The legal analysis that followed was, by all accounts, genuinely entertaining if you enjoy environmental law — which, admittedly, is a niche audience.

Michigan's regulatory framework for wetland protection distinguishes between wetlands created through permitted development activity and those that form through natural processes or unpermitted alterations. The distinction matters because permitted development wetlands can sometimes be mitigated — meaning developers can destroy them if they create equivalent wetland habitat elsewhere. Naturally occurring wetlands enjoy stronger protections.

Because the township never filed the permit, state regulators had no record of a human-initiated project. As far as the official record was concerned, the wetlands had simply appeared. And wetlands that simply appear fall under the stronger protection category.
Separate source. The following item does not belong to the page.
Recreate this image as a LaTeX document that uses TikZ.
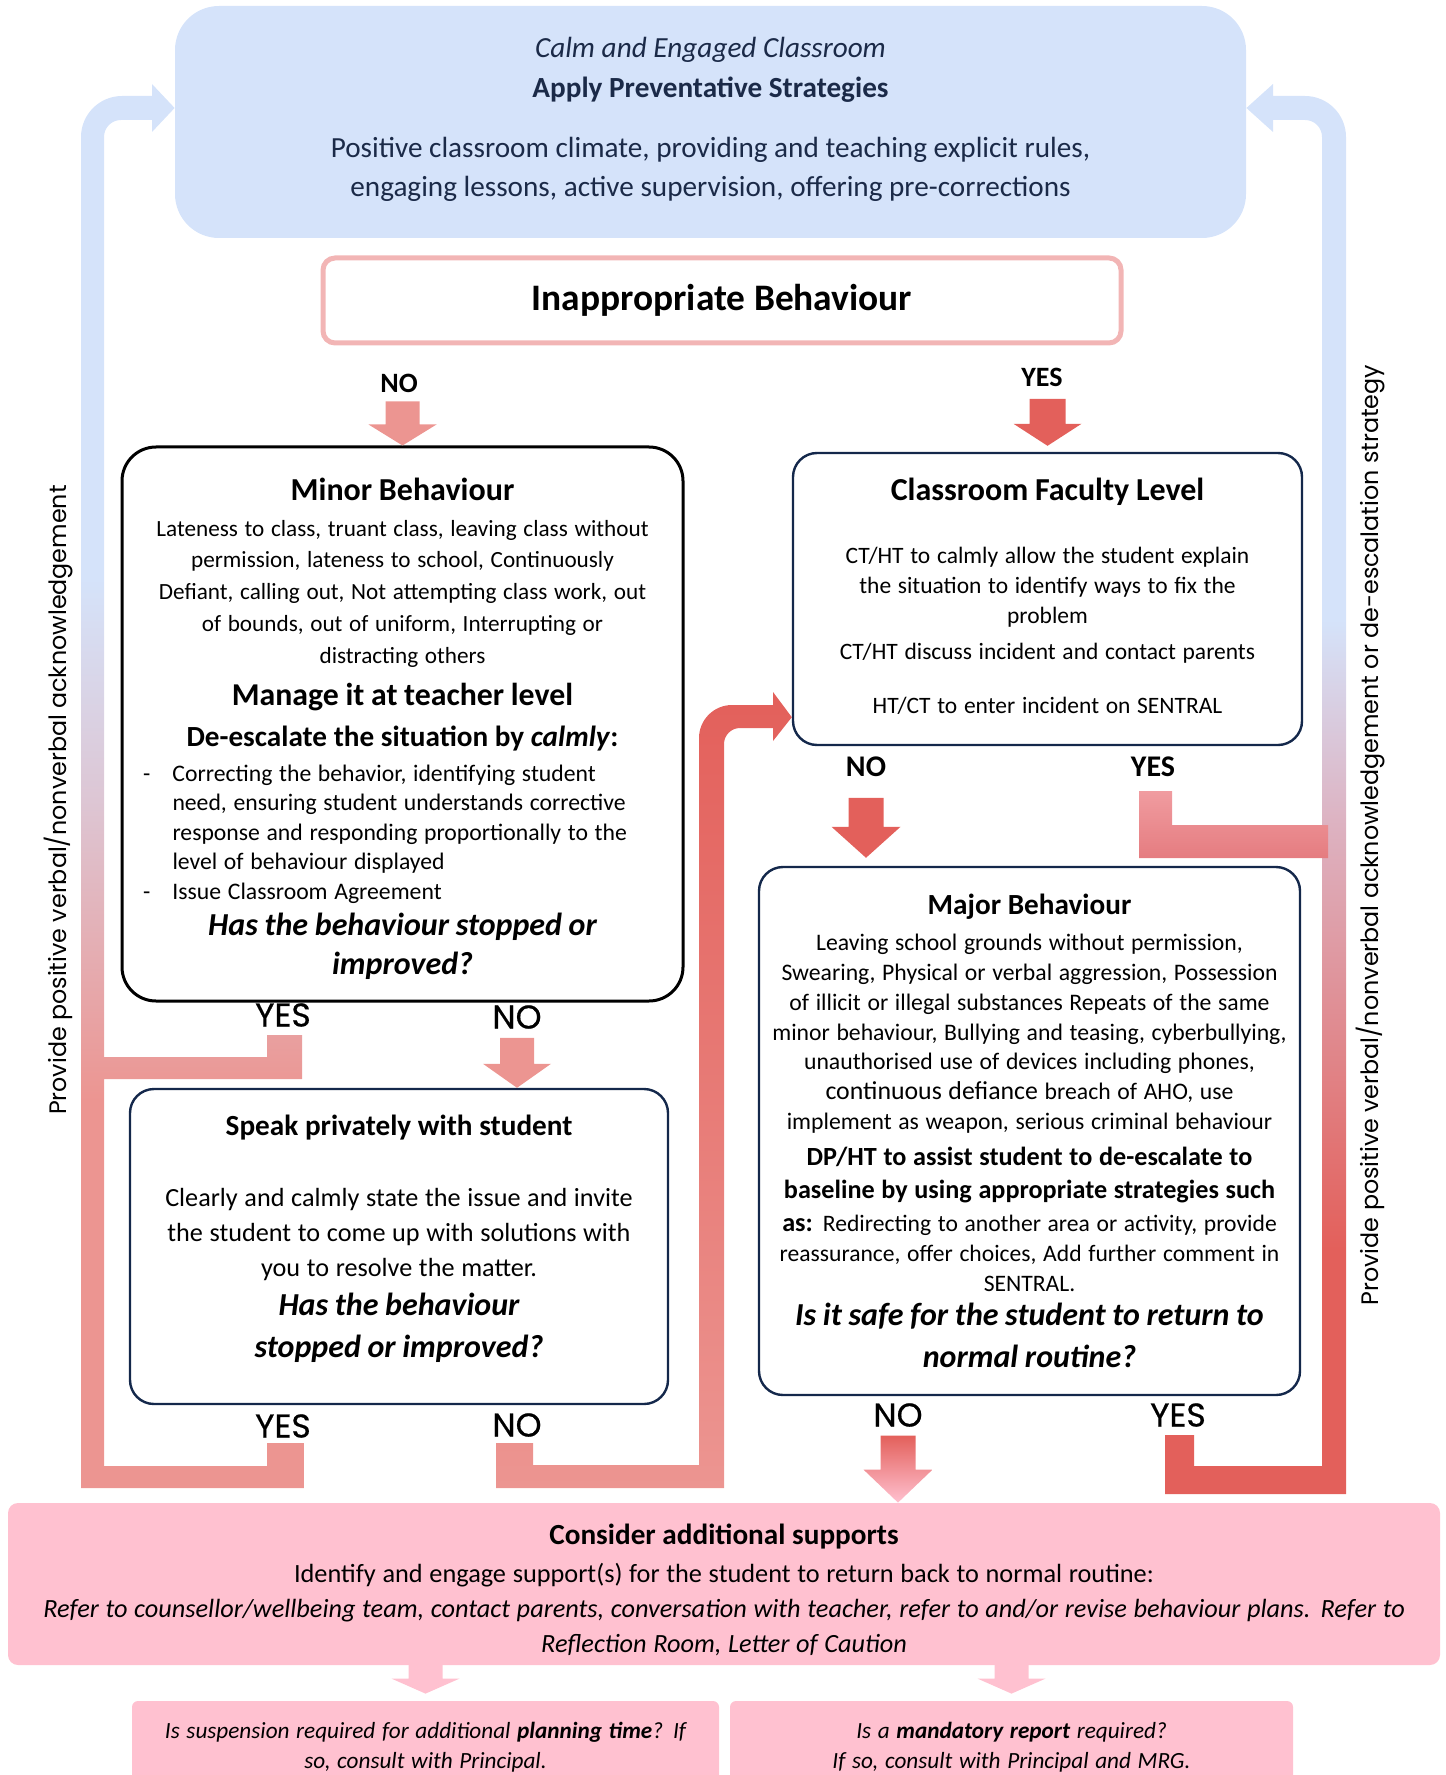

The development firm's environmental attorneys spent several months trying to find a workaround. They couldn't. The township's own attorneys confirmed the assessment. The Michigan DEQ — now EGLE — reviewed the site history and reached the same conclusion.

The 200 acres were, for all practical purposes, untouchable.

An Accidental Conservation Victory

Ecologists who later studied the site estimated its ecological value — in terms of water filtration, flood mitigation, carbon sequestration, and wildlife habitat — at somewhere between $4 million and $8 million, depending on the methodology used. Wetlands are expensive to create intentionally. This one had created itself, with an assist from bureaucratic inattention.

The township eventually formalized what had happened by officially designating the area as a nature preserve in 2021, which was less a legal necessity than an acknowledgment of reality. Signs went up. A short trail was added. The herons kept showing up regardless.

The township clerk who processed the original 1987 dam removal project retired years ago and reportedly has no memory of the missing paperwork. Whether that represents genuine forgetfulness or the wisdom of someone who knows better than to take credit for things that worked out fine is unclear.

Either way, a form that was never filed turned out to be worth more than most forms that were.